Grande successo per la libera interpretazione di Moni Ovadia dell’enciclica Laudato sii di papa Francesco al Cenacolo San Marco mercoledì 16 novembre.

Il direttore artistico del Terni Film Festival ha letto e commentato i passi più significativi dell’opera scritta dal “pontefice dei cattolici, una delle più autorevoli fonti morali che siano rimaste. Francesco in questa enciclica, che io trovo un documento dal valore straordinario, si rivolge a tutta l’umanità, che vive in quella che lui chiama ‘la casa comune’. Mai come in questi ultimi decenni ci troviamo sulla stessa barca”, ha detto Ovadia, facendo riferimento all’emergenza climatica che ci troviamo ad affrontare, ma non solo: “Il papa chiama tutti gli uomini a raccolta per evitare una catastrofe irreversibile, causata da povertà, desertificazione, guerre, fanatismi e soprattutto dall’indifferenza, la peggiore pestilenza della storia dell’essere umano. Quando non sei indifferente, nessun dittatore o tiranno può fare le cose, perché tu ti ribelli”. E pertanto questa enciclica “dovrebbe essere letta da chiunque, a prescindere dalla religione e dall’orientamento politico”.

SANTA CHIARA COME NON SI ERA MAI VISTA

Altro che spalla di Francesco! Santa Chiara in realtà ha rivestito un ruolo centrale anche nelle stesse vicende di colui che oggi è venerato come patrono d’Italia.

È ciò che emerso dall’approfondimento su questa particolare figura medievale che è stato portato avanti mercoledì 16 novembre al Cenacolo San Marco dal francescanista Marco Bartoli, dalla teologa Lilia Sebastiani e da don Roberto Rafaiani.

Bartoli, che nel 2001 aveva pubblicato Chiara: una donna tra silenzio e memoria, ha ricordato come le donne dell’antichità non abbiano mai lasciato nulla di scritto. “Chiara però rappresenta un’eccezione – ha precisato, leggendo poi un passo della sua Regola e aggiungendo addirittura che “tante storie di Francesco probabilmente le sappiamo grazie a Chiara, che è il punto di riferimento della prima generazione francescana”.

La professoressa Sebastiani ha offerto una descrizione della Santa che esula dai luoghi comuni: “Chiara è una figura straordinaria.
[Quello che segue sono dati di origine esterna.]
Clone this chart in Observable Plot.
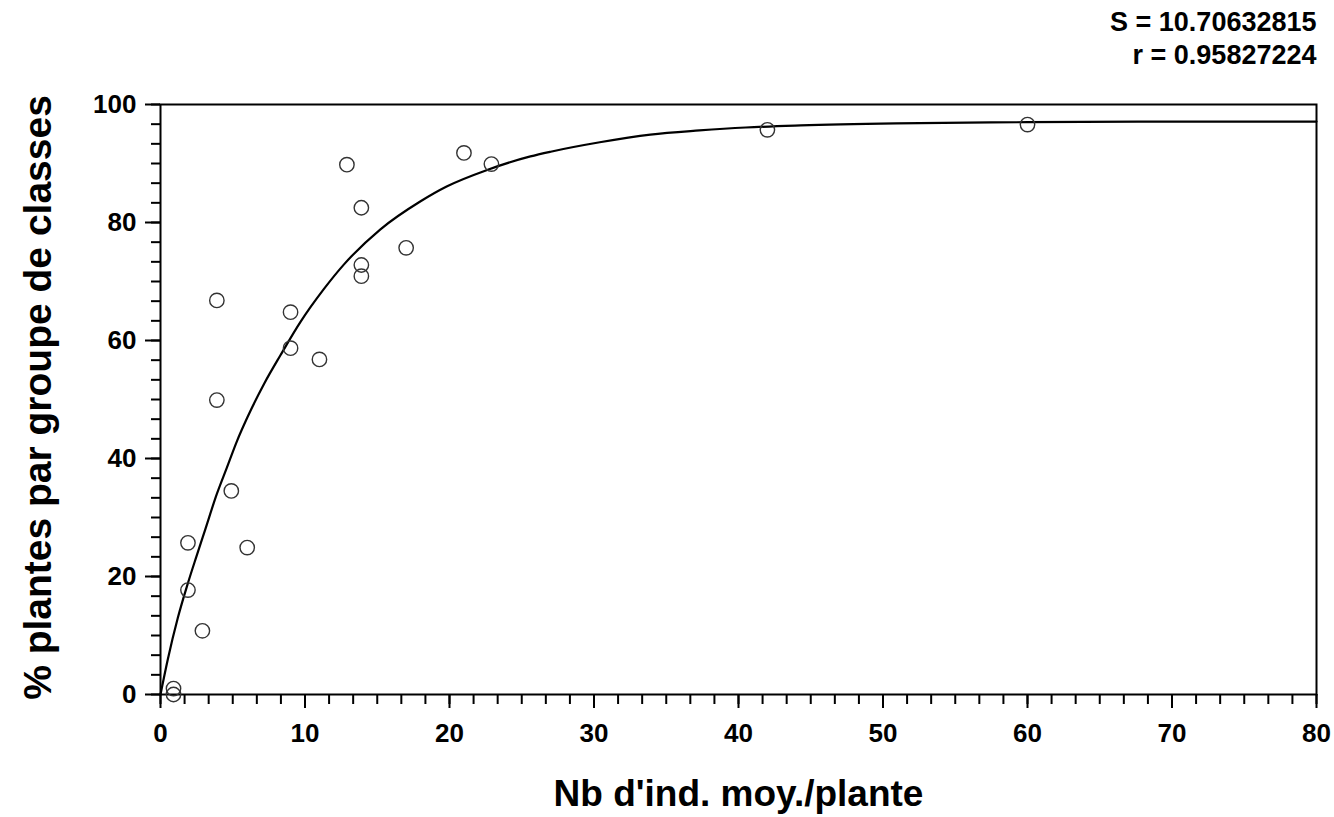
<!DOCTYPE html>
<html><head><meta charset="utf-8">
<script src="https://cdn.jsdelivr.net/npm/d3@7"></script>
<script src="https://cdn.jsdelivr.net/npm/@observablehq/plot@0.6"></script>
<style>body{margin:0;background:#fff}</style>
</head><body><div id="chart"></div>
<script>
// Observed points
const obsX = [0.9, 0.9, 1.9, 1.9, 2.9, 3.9, 3.9, 4.9, 6, 9, 9, 11, 12.9, 13.9, 13.9, 13.9, 17, 21, 22.9, 42, 60];
const obsY = [1, 0, 25.7, 17.7, 10.8, 66.8, 49.9, 34.5, 24.9, 64.8, 58.7, 56.8, 89.8, 82.5, 72.8, 70.9, 75.7, 91.8, 89.9, 95.7, 96.6];
// Fitted curve
const curveX = [0, 0.5, 1.2, 1.9, 2.5, 3.1, 3.9, 4.6, 5.3, 6, 7.2, 8.3, 9.7, 11.3, 12.7, 15.2, 18, 19.8, 22.6, 25.6, 27, 30.4, 33.9, 37.3, 40.5, 44.3, 50.9, 60, 70, 80];
const curveY = [0, 5.9, 13.0, 18.9, 23.5, 28.0, 34, 38.5, 43, 46.9, 52.8, 57.5, 63.2, 68.7, 72.9, 78.8, 83.6, 86.1, 88.9, 91.2, 92, 93.6, 94.9, 95.6, 96.1, 96.45, 96.8, 97.0, 97.1, 97.1];
// Ticks
const xMajor = [0, 10, 20, 30, 40, 50, 60, 70, 80];
const yMajor = [0, 20, 40, 60, 80, 100];
const xMinor = d3.range(0, 80.001, 10 / 6);
const yMinor = d3.range(0, 100.001, 10 / 3);
// Texts
const statLines = ["S = 10.70632815", "r = 0.95827224"];
const xTitle = "Nb d'ind. moy./plante";
const yTitle = "% plantes par groupe de classes";

const points = obsX.map((x, i) => ({x, y: obsY[i]}));
const curve = curveX.map((x, i) => ({x, y: curveY[i]}));

const chart = Plot.plot({
  width: 1334, height: 817,
  marginLeft: 160, marginRight: 18, marginTop: 104, marginBottom: 123,
  style: {fontFamily: "'Liberation Sans', Arial, sans-serif", fontWeight: "bold", fontSize: "26px", color: "#000", background: "#fff"},
  x: {domain: [0, 80], axis: null},
  y: {domain: [0, 100], axis: null},
  marks: [
    Plot.axisX({ticks: xMinor, tickSize: 10, strokeWidth: 2, text: null, label: null}),
    Plot.axisX({ticks: xMajor, tickSize: 14, strokeWidth: 2, tickPadding: 15, tickFormat: d => d, label: null, fill: "#000"}),
    Plot.axisY({ticks: yMinor, tickSize: 9, strokeWidth: 2, text: null, label: null}),
    Plot.axisY({ticks: yMajor, tickSize: 15, strokeWidth: 2, tickPadding: 9, tickFormat: d => d, label: null, fill: "#000"}),
    Plot.frame({stroke: "#000", strokeWidth: 2}),
    Plot.line(curve, {x: "x", y: "y", stroke: "#000", strokeWidth: 2.2, curve: "monotone-x"}),
    Plot.dot(points, {x: "x", y: "y", r: 7.2, stroke: "#333", strokeWidth: 1.4, fill: "none"}),
    Plot.text([statLines[0]], {frameAnchor: "top-right", dy: -82, textAnchor: "end", lineAnchor: "middle", fontSize: 27, fontWeight: "bold", fill: "#000"}),
    Plot.text([statLines[1]], {frameAnchor: "top-right", dy: -49, textAnchor: "end", lineAnchor: "middle", fontSize: 27, fontWeight: "bold", fill: "#000"}),
    Plot.text([xTitle], {frameAnchor: "bottom", dy: 100, textAnchor: "middle", lineAnchor: "middle", fontSize: 37, fontWeight: "bold", fill: "#000"}),
    Plot.text([yTitle], {frameAnchor: "left", dx: -122, dy: -2, rotate: -90, textAnchor: "middle", lineAnchor: "middle", fontSize: 39, fontWeight: "bold", fill: "#000"})
  ]
});
document.getElementById("chart").appendChild(chart);
</script>
</body></html>
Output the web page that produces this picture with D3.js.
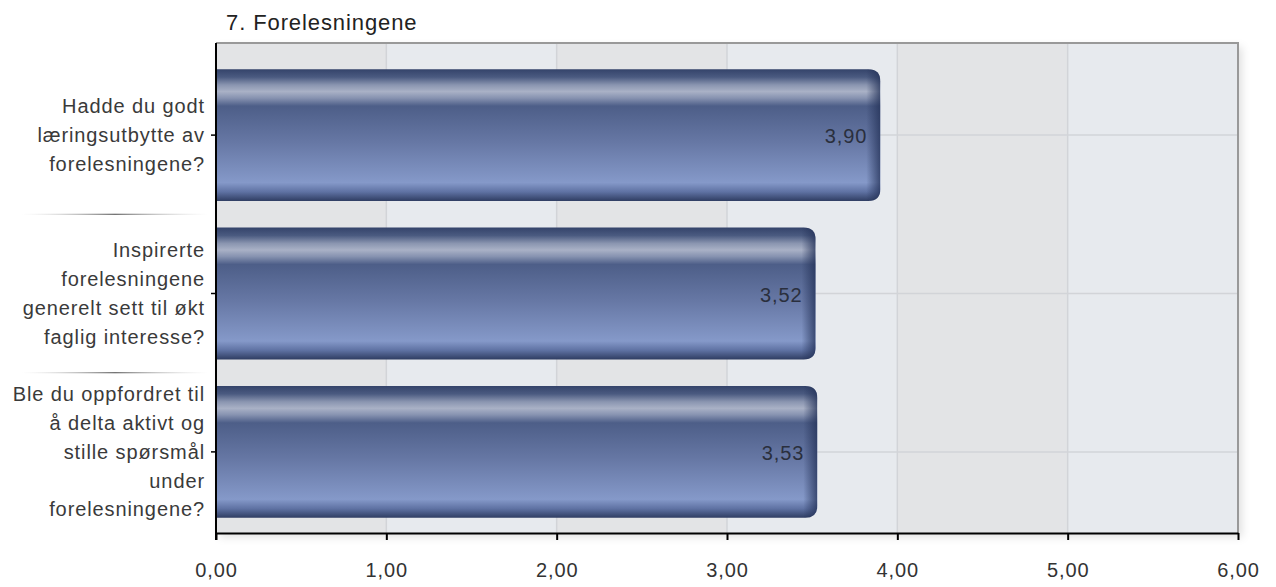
<!DOCTYPE html>
<html>
<head>
<meta charset="utf-8">
<script src="https://cdn.jsdelivr.net/npm/d3@7"></script>
<style>
  body { margin: 0; background: #fff; }
  text { font-family: "Liberation Sans", Arial, sans-serif; letter-spacing: 0.9px; }
</style>
</head>
<body>
<svg id="chart" width="1276" height="587"></svg>
<script>
// chart data
var title = "7. Forelesningene"
var questions = [
    ["Hadde du godt", "læringsutbytte av", "forelesningene?"],
    ["Inspirerte", "forelesningene", "generelt sett til økt", "faglig interesse?"],
    ["Ble du oppfordret til", "å delta aktivt og", "stille spørsmål", "under", "forelesningene?"]
]
var scores = [3.90, 3.52, 3.53]
var ticks = [0, 1, 2, 3, 4, 5, 6]

var plotL = 216, plotR = 1238, plotT = 43, plotB = 533
var svg = d3.select("#chart")
var fmt = function (v) { return v.toFixed(2).replace(".", ",") }

var x = d3.scaleLinear().domain([0, 6]).range([plotL, plotR])
var y = d3.scaleBand().domain(d3.range(questions.length)).range([56, 531]).paddingInner(0.167).paddingOuter(0.083)

var defs = svg.append("defs")
// shadow of plot area
var f = defs.append("filter").attr("id", "shadow").attr("x", "-5%").attr("y", "-5%").attr("width", "110%").attr("height", "115%")
f.append("feDropShadow").attr("dx", 4).attr("dy", 4).attr("stdDeviation", 4).attr("flood-color", "#000").attr("flood-opacity", 0.12)

// bar gradient (vertical)
var g1 = defs.append("linearGradient").attr("id", "barv").attr("x1", 0).attr("y1", 0).attr("x2", 0).attr("y2", 1)
var stops = [[0, "#34436a"], [0.06, "#4a5a80"], [0.12, "#8a95b0"], [0.17, "#a9b1c6"], [0.22, "#8692b0"], [0.28, "#4d5e88"], [0.55, "#6677a4"], [0.86, "#8599c9"], [0.93, "#5f72a3"], [1, "#2f3d62"]]
stops.forEach(function (s) { g1.append("stop").attr("offset", s[0]).attr("stop-color", s[1]) })
// darker right edge
var g2 = defs.append("linearGradient").attr("id", "barh").attr("x1", 0).attr("y1", 0).attr("x2", 1).attr("y2", 0)
g2.append("stop").attr("offset", 0).attr("stop-color", "#223056").attr("stop-opacity", 0)
g2.append("stop").attr("offset", 1).attr("stop-color", "#223056").attr("stop-opacity", 0.75)
// separator line gradient
var g3 = defs.append("linearGradient").attr("id", "sep").attr("x1", 0).attr("y1", 0).attr("x2", 1).attr("y2", 0)
g3.append("stop").attr("offset", 0).attr("stop-color", "#ccc").attr("stop-opacity", 0)
g3.append("stop").attr("offset", 0.5).attr("stop-color", "#666")
g3.append("stop").attr("offset", 1).attr("stop-color", "#ccc").attr("stop-opacity", 0)

// title
svg.append("text").attr("x", 226).attr("y", 30).attr("font-size", 22).attr("fill", "#222").text(title)

// plot background with alternating columns
svg.append("rect").attr("x", plotL).attr("y", plotT).attr("width", plotR - plotL).attr("height", plotB - plotT)
    .attr("fill", "#e5e8ec").attr("filter", "url(#shadow)")
svg.selectAll("rect.col").data(d3.range(6)).enter().append("rect").attr("class", "col")
    .attr("x", function (d) { return x(d) }).attr("y", plotT)
    .attr("width", function (d) { return x(d + 1) - x(d) }).attr("height", plotB - plotT)
    .attr("fill", function (d) { return d % 2 == 0 ? "#e3e4e6" : "#e7eaee" })

// grid lines
svg.selectAll("line.vgrid").data(ticks.slice(1, -1)).enter().append("line").attr("class", "vgrid")
    .attr("x1", x).attr("x2", x).attr("y1", plotT).attr("y2", plotB)
    .attr("stroke", "#d2d4d8").attr("stroke-width", 1.5)
svg.selectAll("line.hgrid").data(d3.range(questions.length)).enter().append("line").attr("class", "hgrid")
    .attr("x1", plotL).attr("x2", plotR)
    .attr("y1", function (d) { return y(d) + y.bandwidth() / 2 }).attr("y2", function (d) { return y(d) + y.bandwidth() / 2 })
    .attr("stroke", "#d2d4d8").attr("stroke-width", 1.5)

// plot border top/right
svg.append("path").attr("d", "M" + plotL + "," + plotT + "H" + plotR + "V" + plotB)
    .attr("fill", "none").attr("stroke", "#999").attr("stroke-width", 2)

// bars: square left, rounded right
var r = 12
function barPath(d, i) {
    var x0 = x(0), x1 = x(d), y0 = y(i), y1 = y(i) + y.bandwidth()
    return "M" + x0 + "," + y0 + "H" + (x1 - r) + "Q" + x1 + "," + y0 + " " + x1 + "," + (y0 + r) +
        "V" + (y1 - r) + "Q" + x1 + "," + y1 + " " + (x1 - r) + "," + y1 + "H" + x0 + "Z"
}
scores.forEach(function (d, i) {
    defs.append("clipPath").attr("id", "clip" + i).append("path").attr("d", barPath(d, i))
})
var bars = svg.selectAll("g.bar").data(scores).enter().append("g").attr("class", "bar")
bars.append("path").attr("d", barPath).attr("fill", "url(#barv)")
bars.append("rect")
    .attr("x", function (d) { return x(d) - 14 }).attr("y", function (d, i) { return y(i) })
    .attr("width", 14).attr("height", y.bandwidth())
    .attr("fill", "url(#barh)")
    .attr("clip-path", function (d, i) { return "url(#clip" + i + ")" })
bars.append("text")
    .attr("x", function (d) { return x(d) - 13 })
    .attr("y", function (d, i) { return y(i) + y.bandwidth() / 2 + 8 })
    .attr("text-anchor", "end").attr("font-size", 20).attr("fill", "#2a2f3d")
    .text(fmt)

// axes
var xAxis = svg.append("g").attr("transform", "translate(0," + plotB + ")")
    .call(d3.axisBottom(x).tickValues(ticks).tickFormat(fmt).tickSize(7).tickSizeOuter(0))
xAxis.select(".domain").attr("stroke", "#000").attr("stroke-width", 2)
xAxis.selectAll(".tick line").attr("stroke", "#000").attr("stroke-width", 2)
xAxis.selectAll(".tick text").attr("font-size", 20).attr("fill", "#333").attr("y", 30).attr("dy", "0.71em")
    .style("font-family", "'Liberation Sans', Arial, sans-serif")

svg.append("line").attr("x1", plotL).attr("x2", plotL).attr("y1", plotT).attr("y2", plotB + 7)
    .attr("stroke", "#000").attr("stroke-width", 2)
svg.selectAll("line.ytick").data(d3.range(questions.length)).enter().append("line").attr("class", "ytick")
    .attr("x1", plotL - 5).attr("x2", plotL)
    .attr("y1", function (d) { return y(d) + y.bandwidth() / 2 }).attr("y2", function (d) { return y(d) + y.bandwidth() / 2 })
    .attr("stroke", "#000").attr("stroke-width", 1.5)

// category separators (thin rects so the gradient has a bounding box)
svg.selectAll("rect.sep").data([1, 2]).enter().append("rect").attr("class", "sep")
    .attr("x", 22).attr("width", 186).attr("height", 1.2)
    .attr("y", function (d) { return y(d) - y.step() * y.paddingInner() / 2 - 0.6 })
    .attr("fill", "url(#sep)")

// category labels
var lh = 28.8
svg.selectAll("text.cat").data(questions).enter().append("text").attr("class", "cat")
    .attr("text-anchor", "end").attr("font-size", 20).attr("fill", "#3a3a3a")
    .each(function (lines, i) {
        var cy = y(i) + y.bandwidth() / 2
        var t = d3.select(this)
        lines.forEach(function (l, k) {
            t.append("tspan").attr("x", 205)
                .attr("y", cy + (k - (lines.length - 1) / 2) * lh + 7)
                .text(l)
        })
    })
</script>
</body>
</html>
La Chiesa in un primo momento l’ha aiutata, ma poi ha commesso l’errore di normalizzarla. Non è dolce come la descrivono, ma forte. Possiamo addirittura affermare che Francesco non sarebbe diventato ciò che è stato senza di lei. In realtà la clausura di Chiara è stata aperta, sicuramente molto più di quella dello stesso Francesco.”

Le ha fatto eco Rafaiani, regista di Chiara d’Assisi – storia di una cristiana (film poi proiettato in sala): “Chiara voleva essere cristiana, cioè libera, libera di seguire Cristo. Se Francesco era il Vangelo e la fraternità, lei era la povertà.”

È intervenuto anche Moni Ovadia, ponendosi sulla stessa lunghezza d’onda degli altri interlocutori: “Per me Chiara era una donna molto tosta e determinata. Se non fosse stata donna, avrebbe toccato vertici inimmaginabili”.

INAUGURATA LA MOSTRA “GLI ALTRI RIFUGIATI”

Simbolico incontro al Cenacolo San Marco mercoledì 16 novembre tra Mohammed Almughanni, giovane regista palestinese, e Moni Ovadia, ebreo molto solidale con il popolo di Palestina.

Almughanni, che ha vinto il festival due anni fa e l’anno scorso era in giuria, ha inaugurato la mostra fotografica in cui sono state selezionate le immagini più rilevanti tratte da Gli altri rifugiati, un documentario diretto da lui stesso che verrà proiettato domenica 20 al Politeama. Il regista, che per motivi prima di studio e poi di lavoro da anni vive in Polonia, ha realizzato la sua opera recandosi al confine con l’Ucraina, raccogliendo le testimonianze di diversi profughi ucraini fuggiti dalla guerra nel loro paese.

Almughanni ha ricordato di provenire da Gaza, che Ovadia ha definito “la più grande prigione a cielo aperto che esista al mondo”, sottolineando che sarebbe per lui impossibile uscirne se un giorno decidesse di rientrarci. “Sono andato a girare questo film al confine tra Polonia e Ucraina per documentare quella difficile situazione parlando di diritti umani, perché so cosa significhi essere forzati a lasciare la propria casa”, le sue parole. “Là ho trovato anche palestinesi e afghani scappati dall’Ucraina, che quindi hanno già vissuto due guerre”.